3. Key Differences Between Stocks and Bonds
| Feature | Stocks | Bonds |
|------------------------|-------------------------------------|-------------------------------------|
| Ownership | Equity in a company | Debt instrument |
| Returns | Growth through value increase | Fixed interest payments |
| Risk | High volatility | Lower, except for high-yield bonds |
| Taxation | Capital gains taxes | Income taxes (some exemptions) |
| Performance | Higher long-term potential | Steady income, lower returns |
| Liquidity | Highly liquid | Less liquid, depending on bond type |
4. When to Choose Stocks or Bonds
Stocks Are Best If You:
- Want higher long-term returns.
- Can tolerate market volatility.
- Have a long investment horizon (e.g., retirement savings).
Bonds Are Best If You:
- Seek stability and predictable income.
- Need to preserve capital.
- Are nearing or in retirement.
5. Balancing Stocks and Bonds
- Diversification: A mix of stocks and bonds reduces risk and balances returns.
- Allocation Rule:
- Traditional: 100 minus your age = % of stocks.
- Modern (due to longer lifespans): 110 or 120 minus your age = % of stocks.
Example:
- At age 30: 70% stocks, 30% bonds.
- At age 60: 40% stocks, 60% bonds.
6. Tax Implications
- Stocks: Capital gains taxes on profits.
- Bonds:
- Income from municipal bonds is federally tax-exempt.
- Treasury bonds are state tax-exempt but federally taxed.
7. Risk vs. Reward
Stocks
- Risks: Market volatility, company performance.
- Rewards: Potential for high returns over time.
Bonds
- Risks:
- Issuer default (corporate bonds).
- Interest rate changes affect bond value.
- Rewards: Stable income and preservation of capital.
8. Exceptions and Special Cases
- Dividend Stocks: Provide consistent income like bonds but with higher risk.
- Preferred Stock: Combines elements of both stocks and bonds with fixed dividends.

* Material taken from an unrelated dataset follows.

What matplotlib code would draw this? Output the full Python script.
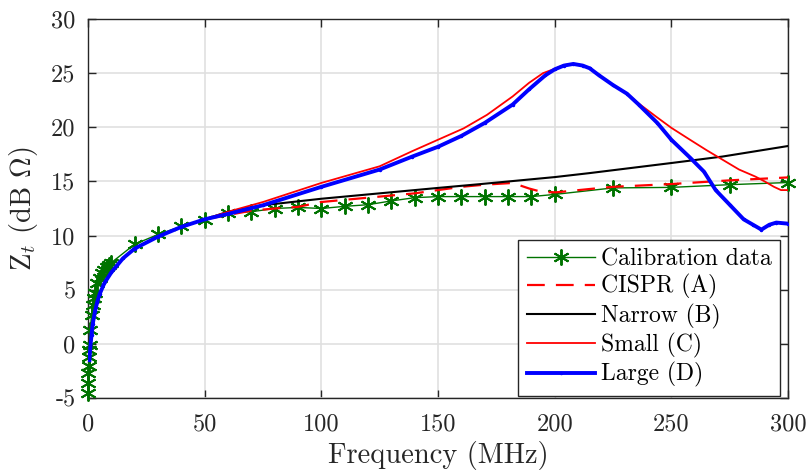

- High-Yield Bonds: Higher returns but riskier, often called "junk bonds."
Summing it up
A thoughtful combination of stocks and bonds, tailored to your risk tolerance and financial goals, is key to long-term success. Diversification ensures stability while allowing growth opportunities. Adjust your portfolio as you age to strike the right balance between safety and returns.